Elisabeth Elliot: A Woman Who Knew God

June 16, 2015

Today’s New York Times’ obituary section features stories about, among others, the passing of a Hollywood actress, a stripper, a movie producer, a Grand Ole Opry star, and “a host to legendary maestros.”

Not listed is Elisabeth Elliot, perhaps the most influential woman in American Evangelicalism of the past half-century.

She was the widow of missionary martyr Jim Elliot and later of Gordon-Conwell Seminary theologian Addison Leitch; in total, she was married to them for about six years. She knew loss and pain throughout her life. Then God brought her to Lars Gren, with whom she enjoyed many years of marriage and ministry. She also rejoiced in her daughter with Jim, Valerie Elliot Shepard, and many grandchildren.

Numerous moving obituaries have been written about her. I recommend Justin Taylor’s at The Gospel Coalition (“She was a beautiful woman of whom the world was not worthy”), John Piper’s (“Peaches in Paradise: Why I Loved Elisabeth Elliot”), Tsh Oxenreider’s at the Washington Post, and the collation of tributes at Christianity Today. These remembrances feature many quotes from Mrs. Elliot, whose love for her Savior and devotion to taking up His cross daily fed millions for many years.

Her ministry for Jesus Christ was her gracious but uncompromising. Consider Mrs. Elliot’s utterly fearless decision to live with three Ecuadorean Indian tribes (taking her year-old daughter with her and beginning with the tribe that murdered her husband and his four missionary colleagues); her 13 year-long radio devotional; her more than 20 books; her extraordinary speaking ministry; and her extensive personal correspondence with generations of young women seeking the compassionate but firmly truthful counsel for which she was both known and honored. Like Abel, she, being dead, yet speaketh (Hebrews 11:4), and will speak for many years to come.

Mrs. Elliot was also a gracious but unflinching advocate for the unborn and their mothers. “We are faced with only one question,” she wrote. “Are we talking about an object, or might it by any stretch of the imagination be a person? If we cannot be sure of the answer, at least we may pick up a clue or two from the word of the Lord which came to Jeremiah: ‘Before I formed you in the womb I knew you for my own; before you were born I consecrated you, I appointed you a prophet to the nations.’ To God, at least, Jeremiah was already a person. For my part, I will try to regard whatever bears the marks of humanity as God’s property and not mine.”

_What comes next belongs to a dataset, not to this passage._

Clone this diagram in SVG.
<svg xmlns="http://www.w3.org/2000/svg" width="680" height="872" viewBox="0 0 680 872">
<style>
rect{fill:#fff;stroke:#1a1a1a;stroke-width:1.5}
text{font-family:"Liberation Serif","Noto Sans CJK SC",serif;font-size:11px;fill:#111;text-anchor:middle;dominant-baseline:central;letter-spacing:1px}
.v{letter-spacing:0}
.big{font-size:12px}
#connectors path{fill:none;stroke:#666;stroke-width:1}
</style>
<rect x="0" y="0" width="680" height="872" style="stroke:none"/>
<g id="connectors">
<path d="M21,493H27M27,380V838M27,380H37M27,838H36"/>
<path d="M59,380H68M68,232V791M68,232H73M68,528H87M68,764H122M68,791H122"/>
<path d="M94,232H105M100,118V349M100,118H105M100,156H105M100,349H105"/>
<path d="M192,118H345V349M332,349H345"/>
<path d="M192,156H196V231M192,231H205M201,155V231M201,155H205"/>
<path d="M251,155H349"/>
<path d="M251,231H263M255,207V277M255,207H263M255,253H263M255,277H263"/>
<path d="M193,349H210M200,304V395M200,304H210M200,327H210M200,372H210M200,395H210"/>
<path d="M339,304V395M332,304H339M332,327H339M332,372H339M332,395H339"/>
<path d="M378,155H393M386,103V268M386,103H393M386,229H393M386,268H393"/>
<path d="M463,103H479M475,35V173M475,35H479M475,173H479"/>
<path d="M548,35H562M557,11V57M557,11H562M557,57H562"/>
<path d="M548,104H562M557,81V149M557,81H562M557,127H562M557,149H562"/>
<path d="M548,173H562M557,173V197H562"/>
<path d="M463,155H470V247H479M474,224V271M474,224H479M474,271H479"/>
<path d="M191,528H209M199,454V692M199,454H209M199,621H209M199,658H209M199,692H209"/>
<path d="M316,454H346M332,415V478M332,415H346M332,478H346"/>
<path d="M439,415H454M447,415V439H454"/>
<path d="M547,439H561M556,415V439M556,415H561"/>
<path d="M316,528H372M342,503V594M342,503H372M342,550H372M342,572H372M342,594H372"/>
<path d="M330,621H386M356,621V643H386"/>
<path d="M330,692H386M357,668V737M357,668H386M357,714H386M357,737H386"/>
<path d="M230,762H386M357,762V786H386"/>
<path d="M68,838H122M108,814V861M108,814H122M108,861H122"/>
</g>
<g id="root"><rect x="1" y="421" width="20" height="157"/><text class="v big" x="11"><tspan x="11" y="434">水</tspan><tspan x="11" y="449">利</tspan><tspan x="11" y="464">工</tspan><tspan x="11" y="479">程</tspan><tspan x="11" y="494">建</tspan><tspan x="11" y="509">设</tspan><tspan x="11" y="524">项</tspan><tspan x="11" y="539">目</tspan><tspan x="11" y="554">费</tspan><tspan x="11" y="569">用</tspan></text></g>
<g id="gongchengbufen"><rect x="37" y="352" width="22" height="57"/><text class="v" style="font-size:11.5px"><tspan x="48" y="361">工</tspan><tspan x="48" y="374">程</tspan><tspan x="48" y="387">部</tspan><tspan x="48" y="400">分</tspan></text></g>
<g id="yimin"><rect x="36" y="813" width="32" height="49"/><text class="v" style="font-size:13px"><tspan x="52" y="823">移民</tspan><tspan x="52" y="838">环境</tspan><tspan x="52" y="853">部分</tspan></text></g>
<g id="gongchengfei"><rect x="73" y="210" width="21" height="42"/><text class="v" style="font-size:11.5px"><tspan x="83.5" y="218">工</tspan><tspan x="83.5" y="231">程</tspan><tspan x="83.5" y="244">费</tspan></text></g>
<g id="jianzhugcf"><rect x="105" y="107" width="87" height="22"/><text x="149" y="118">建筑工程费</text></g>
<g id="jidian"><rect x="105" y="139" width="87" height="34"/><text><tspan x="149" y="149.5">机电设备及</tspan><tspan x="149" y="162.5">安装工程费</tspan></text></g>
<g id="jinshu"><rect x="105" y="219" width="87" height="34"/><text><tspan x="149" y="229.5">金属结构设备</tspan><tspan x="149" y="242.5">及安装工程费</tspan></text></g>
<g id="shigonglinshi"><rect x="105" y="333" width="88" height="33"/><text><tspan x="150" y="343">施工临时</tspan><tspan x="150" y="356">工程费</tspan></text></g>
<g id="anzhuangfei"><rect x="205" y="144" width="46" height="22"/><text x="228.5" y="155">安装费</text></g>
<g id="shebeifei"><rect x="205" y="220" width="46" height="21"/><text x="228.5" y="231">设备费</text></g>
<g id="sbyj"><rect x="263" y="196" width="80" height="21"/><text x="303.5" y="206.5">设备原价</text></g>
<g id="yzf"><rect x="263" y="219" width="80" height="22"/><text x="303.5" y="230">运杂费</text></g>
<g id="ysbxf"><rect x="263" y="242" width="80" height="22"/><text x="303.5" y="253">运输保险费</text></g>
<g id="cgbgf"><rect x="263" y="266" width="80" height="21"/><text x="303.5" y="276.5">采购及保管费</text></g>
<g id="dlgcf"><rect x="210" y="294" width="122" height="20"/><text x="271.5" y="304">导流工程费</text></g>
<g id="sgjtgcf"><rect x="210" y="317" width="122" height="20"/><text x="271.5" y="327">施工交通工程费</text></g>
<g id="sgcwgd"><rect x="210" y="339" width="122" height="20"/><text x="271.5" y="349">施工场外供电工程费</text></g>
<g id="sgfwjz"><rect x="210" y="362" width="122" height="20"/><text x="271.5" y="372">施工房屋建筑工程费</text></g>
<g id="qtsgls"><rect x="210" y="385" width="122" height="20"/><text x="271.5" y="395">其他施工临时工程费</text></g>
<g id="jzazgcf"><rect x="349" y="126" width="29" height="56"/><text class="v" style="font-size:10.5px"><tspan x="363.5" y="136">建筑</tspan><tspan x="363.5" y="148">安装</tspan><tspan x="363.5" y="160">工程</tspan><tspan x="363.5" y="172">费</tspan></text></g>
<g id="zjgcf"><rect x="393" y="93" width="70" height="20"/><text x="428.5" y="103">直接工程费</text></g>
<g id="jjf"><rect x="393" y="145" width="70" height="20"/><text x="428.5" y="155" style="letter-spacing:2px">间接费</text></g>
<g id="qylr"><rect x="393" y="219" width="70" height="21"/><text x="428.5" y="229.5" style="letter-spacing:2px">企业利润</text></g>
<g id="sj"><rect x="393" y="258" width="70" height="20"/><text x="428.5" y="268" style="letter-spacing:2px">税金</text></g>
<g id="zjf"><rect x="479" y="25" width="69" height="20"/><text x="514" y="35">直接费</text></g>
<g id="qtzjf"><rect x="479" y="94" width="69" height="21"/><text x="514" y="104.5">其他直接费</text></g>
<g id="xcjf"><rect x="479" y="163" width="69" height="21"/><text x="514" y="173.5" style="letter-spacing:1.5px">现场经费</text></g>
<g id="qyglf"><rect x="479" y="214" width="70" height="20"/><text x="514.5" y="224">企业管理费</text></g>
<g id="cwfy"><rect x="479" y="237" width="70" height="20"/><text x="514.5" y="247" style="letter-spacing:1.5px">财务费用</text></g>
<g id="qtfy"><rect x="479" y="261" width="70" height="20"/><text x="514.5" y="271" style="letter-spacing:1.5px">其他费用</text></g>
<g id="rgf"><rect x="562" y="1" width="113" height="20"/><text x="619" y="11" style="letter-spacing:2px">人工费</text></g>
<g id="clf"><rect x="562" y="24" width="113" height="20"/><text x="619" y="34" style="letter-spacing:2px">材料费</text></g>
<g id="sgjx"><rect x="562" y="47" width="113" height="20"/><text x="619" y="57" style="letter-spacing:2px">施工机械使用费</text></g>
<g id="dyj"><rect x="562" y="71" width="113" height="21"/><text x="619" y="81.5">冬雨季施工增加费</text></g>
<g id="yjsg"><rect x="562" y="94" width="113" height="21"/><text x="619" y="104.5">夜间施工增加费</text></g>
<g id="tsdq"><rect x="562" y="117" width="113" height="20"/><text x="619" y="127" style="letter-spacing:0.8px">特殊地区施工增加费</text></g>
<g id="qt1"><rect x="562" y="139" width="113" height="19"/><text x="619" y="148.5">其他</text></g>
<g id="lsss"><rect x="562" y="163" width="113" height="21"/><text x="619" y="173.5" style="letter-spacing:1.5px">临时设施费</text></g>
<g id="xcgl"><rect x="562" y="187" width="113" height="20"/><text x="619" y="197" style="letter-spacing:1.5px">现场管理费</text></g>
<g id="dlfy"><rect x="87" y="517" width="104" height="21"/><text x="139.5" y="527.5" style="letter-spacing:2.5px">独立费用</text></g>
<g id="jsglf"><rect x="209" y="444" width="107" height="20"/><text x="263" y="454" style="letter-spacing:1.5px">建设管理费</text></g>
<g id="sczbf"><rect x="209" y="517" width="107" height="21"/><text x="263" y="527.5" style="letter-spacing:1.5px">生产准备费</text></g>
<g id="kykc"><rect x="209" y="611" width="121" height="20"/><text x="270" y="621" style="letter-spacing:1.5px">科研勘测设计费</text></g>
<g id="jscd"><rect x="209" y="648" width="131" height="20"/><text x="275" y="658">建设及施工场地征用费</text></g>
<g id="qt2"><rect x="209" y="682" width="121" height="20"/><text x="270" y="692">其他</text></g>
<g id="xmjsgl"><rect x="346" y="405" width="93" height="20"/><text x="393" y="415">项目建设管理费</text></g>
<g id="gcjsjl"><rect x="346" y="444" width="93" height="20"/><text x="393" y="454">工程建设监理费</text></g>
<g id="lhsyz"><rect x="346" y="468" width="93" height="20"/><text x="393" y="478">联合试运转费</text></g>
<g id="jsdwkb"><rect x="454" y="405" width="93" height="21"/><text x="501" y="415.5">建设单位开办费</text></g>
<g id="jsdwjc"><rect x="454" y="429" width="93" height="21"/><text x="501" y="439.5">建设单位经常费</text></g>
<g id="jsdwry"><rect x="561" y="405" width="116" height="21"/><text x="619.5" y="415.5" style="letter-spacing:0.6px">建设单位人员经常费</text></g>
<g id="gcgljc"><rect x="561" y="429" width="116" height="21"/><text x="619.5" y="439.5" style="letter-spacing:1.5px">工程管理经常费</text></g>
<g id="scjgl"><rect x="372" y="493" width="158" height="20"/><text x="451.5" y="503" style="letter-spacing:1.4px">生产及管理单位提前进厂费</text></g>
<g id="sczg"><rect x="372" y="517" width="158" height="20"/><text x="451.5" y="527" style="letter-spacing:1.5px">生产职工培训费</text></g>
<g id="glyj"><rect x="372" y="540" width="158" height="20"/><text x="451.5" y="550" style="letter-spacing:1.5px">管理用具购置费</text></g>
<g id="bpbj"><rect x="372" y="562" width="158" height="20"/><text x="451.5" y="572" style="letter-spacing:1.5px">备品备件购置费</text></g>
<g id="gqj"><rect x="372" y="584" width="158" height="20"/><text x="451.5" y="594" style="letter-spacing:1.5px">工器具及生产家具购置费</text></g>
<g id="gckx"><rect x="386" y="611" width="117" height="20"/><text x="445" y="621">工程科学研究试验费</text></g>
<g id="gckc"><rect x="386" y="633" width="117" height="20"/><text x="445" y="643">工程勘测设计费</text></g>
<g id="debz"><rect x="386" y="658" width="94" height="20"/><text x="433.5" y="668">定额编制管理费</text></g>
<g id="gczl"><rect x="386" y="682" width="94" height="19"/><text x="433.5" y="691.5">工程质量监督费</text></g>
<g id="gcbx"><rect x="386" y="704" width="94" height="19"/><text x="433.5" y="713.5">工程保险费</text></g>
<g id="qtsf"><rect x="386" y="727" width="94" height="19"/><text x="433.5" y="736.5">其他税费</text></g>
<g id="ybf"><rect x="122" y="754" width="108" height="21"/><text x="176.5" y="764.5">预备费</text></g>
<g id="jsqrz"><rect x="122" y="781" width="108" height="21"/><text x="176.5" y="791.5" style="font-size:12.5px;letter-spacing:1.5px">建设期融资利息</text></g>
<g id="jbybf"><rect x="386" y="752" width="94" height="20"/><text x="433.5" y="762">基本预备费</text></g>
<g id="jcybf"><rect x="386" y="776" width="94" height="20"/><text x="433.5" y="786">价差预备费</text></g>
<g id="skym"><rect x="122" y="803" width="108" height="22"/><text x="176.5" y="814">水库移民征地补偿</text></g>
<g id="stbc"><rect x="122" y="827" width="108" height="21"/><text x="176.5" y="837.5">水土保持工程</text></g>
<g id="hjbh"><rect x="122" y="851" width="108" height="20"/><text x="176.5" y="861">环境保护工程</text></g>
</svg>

As a young man, her book about her husband Jim, Shadow of the Almighty, had a greater effect on my own devotion to Christ than any book but the Bible. When she came to speak at the seminary I attended in Oregon, the venue must have had a special meaning to her. Western Seminary is located on the eastern slope of Portland’s Mt. Tabor; Jim had been raised only a few blocks away on the northern slope.

Mrs. Elliot’s omission from the obituary section of the nation’s “paper of record” is unsurprising. It’s also unimportant. Elisabeth Elliot lived a life “despising the shame” of the cross, just as did the Prince of Life nailed to it, the eternal Son she followed with perseverance and humble fidelity.

There is so much to say, but one thing should not be neglected: Mrs. Elliot was not occupied with Evangelicalism’s many self-preoccupations, endless self-analyses, constant bickering over secondary things, the latest techniques of ministry, or the embarrassing and fruitless professionalization of the ministry of the Gospel and the church’s sordid aping of the business world. She harkened her fellow believers to a deep and intimate walk with the Savior not just for what they could derive from it but because He deserves lives of full submission to Him. And, as that submission is given, daily, the peace, joy, and contentment for which we all long follows.

No short blog of mine can capture fully the magnificence of Mrs. Elliot’s utter surrender to the Lord Jesus. Perhaps a story related by Steve Saint, the son of one of Jim’s colleagues, is a good way to close:

… moments after killing the five missionaries who had come to deliver to them the gospel, these native Indian men saw hazy figures above the tree line and heard them singing music they had never heard before. Many months later, several of these tribesmen were converted to Christ. Afterwards, they sat listening to a missionary’s record player … (playing) a choir singing hymns. The natives recognized the music and said it was like the music they had heard that day on the sandy beach coming from the figures hovering above the tree line.

Mrs. Elliot has, in person, now heard those “figures” – those angels – singing. And she has met the One of Whom they sang, and sing, for all eternity.